It happens every year, on the last Friday of April. Former partners, associates and staff of Bronson, Bronson & McKinnon come together from all parts of California — and this year, Europe — to celebrate their late and beloved law firm.
"We're like the swallows in Capistrano," said ex-partner Richard Stratton, whose current firm, Hanson Bridgett, housed this year's reunion.
"Some of us left [Bronson] in the late '80s, and we all come back every year," said Margaret Alice Seltzer, now of the Seltzer Law Group.
Upward of 100 people turned out for the 10th anniversary, and they had a little extra to celebrate this year. About six months ago the firm completed its wind-down and, in typical Bronson fashion, it was a collegial affair. No partner lawsuits, no creditor litigation, no employee class actions, not even a bankruptcy filing, partners said. In the end the firm even wound up paying back some capital to partners last fall.
"We paid off more debt than we ever thought we would. We paid out more capital than we ever thought we would," said Richard Ardoin, a member of the wind-down committee who now practices at McKesson Corp. Former partners Michele Trausch and Paul Sanner and consultant Machelle Burkstrand also served on the committee.
Bronson was founded in 1918 and in its heyday numbered 180 lawyers and boasted one of the state's top litigation practices.
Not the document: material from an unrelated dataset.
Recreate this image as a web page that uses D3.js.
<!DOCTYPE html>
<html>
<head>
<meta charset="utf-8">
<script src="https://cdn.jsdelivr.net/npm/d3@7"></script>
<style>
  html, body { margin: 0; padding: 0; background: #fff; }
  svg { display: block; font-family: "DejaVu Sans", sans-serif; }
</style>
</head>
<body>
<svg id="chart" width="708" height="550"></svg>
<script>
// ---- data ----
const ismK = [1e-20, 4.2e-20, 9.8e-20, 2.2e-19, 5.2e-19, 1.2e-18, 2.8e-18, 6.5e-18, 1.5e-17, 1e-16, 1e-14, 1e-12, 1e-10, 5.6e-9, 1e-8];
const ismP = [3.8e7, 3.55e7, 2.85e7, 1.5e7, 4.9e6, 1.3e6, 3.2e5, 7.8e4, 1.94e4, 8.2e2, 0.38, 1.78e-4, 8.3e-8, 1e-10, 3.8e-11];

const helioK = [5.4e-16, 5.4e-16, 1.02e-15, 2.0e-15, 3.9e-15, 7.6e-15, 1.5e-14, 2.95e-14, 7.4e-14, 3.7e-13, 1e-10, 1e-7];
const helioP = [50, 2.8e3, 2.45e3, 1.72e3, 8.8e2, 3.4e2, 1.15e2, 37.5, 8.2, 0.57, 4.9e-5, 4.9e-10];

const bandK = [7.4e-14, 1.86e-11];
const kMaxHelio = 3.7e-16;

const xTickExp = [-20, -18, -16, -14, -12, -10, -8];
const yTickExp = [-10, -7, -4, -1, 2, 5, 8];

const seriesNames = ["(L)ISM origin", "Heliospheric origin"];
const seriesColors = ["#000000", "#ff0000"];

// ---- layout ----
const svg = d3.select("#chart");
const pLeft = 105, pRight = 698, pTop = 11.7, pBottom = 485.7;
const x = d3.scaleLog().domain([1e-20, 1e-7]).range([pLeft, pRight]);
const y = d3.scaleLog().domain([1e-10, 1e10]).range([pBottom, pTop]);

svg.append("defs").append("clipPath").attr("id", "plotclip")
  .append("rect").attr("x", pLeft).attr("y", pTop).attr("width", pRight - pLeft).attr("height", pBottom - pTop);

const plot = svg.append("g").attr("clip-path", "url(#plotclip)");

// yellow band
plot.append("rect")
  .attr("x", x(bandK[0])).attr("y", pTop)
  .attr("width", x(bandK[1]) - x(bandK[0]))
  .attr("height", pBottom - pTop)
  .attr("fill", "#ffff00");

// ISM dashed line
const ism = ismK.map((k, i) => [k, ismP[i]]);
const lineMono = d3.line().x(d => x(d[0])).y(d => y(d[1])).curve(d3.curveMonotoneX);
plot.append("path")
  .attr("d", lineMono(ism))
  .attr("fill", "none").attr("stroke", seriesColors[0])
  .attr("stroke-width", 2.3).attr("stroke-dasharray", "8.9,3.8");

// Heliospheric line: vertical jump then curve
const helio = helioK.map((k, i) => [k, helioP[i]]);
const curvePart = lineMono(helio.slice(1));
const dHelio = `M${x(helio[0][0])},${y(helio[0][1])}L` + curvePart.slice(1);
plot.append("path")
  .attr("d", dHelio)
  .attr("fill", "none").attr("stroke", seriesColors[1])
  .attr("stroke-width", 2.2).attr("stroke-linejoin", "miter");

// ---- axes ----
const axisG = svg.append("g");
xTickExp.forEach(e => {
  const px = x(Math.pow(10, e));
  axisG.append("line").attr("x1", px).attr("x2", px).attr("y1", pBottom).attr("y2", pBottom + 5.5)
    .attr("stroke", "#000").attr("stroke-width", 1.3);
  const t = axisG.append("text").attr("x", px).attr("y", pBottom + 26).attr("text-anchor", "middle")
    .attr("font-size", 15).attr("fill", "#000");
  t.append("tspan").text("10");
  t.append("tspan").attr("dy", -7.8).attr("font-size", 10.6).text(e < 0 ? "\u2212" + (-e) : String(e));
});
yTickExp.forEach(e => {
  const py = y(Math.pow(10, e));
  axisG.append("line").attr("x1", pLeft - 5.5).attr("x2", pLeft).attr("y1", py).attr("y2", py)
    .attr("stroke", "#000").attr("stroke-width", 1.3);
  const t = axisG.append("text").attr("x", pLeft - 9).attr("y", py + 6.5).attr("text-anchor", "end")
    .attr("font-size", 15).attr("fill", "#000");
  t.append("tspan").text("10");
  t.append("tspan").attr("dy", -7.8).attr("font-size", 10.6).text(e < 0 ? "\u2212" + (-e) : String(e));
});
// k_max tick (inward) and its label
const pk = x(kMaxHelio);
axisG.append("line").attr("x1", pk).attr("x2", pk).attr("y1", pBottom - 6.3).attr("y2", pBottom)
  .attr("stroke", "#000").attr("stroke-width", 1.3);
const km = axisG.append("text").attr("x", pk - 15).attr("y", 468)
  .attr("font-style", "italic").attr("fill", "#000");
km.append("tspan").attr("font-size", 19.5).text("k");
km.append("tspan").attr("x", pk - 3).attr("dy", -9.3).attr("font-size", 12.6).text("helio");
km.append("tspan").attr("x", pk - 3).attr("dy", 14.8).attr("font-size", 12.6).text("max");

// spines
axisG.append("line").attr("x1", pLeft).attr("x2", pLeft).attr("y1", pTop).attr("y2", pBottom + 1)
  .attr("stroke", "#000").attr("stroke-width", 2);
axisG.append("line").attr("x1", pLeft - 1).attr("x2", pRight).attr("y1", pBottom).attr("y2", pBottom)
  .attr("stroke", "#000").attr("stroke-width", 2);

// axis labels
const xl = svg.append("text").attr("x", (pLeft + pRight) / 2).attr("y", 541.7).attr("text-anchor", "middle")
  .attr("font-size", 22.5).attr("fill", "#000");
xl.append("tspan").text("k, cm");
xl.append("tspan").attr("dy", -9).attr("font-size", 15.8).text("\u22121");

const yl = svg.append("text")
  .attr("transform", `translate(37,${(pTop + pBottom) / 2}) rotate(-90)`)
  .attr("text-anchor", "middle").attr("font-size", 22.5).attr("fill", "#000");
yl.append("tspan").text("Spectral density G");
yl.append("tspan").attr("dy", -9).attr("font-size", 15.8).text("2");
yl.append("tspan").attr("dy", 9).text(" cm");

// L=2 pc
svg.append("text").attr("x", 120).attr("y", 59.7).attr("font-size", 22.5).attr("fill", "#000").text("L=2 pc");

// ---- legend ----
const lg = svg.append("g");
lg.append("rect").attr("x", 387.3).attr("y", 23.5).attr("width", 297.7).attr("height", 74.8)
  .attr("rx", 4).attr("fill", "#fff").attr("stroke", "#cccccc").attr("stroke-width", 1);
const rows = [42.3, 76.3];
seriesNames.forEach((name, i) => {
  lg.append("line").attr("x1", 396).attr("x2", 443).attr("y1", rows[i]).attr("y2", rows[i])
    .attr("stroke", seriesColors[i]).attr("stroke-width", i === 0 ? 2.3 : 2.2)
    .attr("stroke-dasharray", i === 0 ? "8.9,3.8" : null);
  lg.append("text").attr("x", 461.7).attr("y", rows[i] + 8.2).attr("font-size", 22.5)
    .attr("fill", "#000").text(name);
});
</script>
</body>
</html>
The firm dissolved April 30, 1999, following a long series of defections.
Ardoin was one of at least six former managing partners at this year's reunion, along with Terrence Ponsford, Charles Legge, Alexander Brainerd, Gilmore Diekmann and James Krieg. Former partner Edwin Green, 73 and described as one of the firm's great trial mentors, flew in from his home in Roquecor, France.
"Bronson was a special place," sighed Ardoin. "It'll never happen again."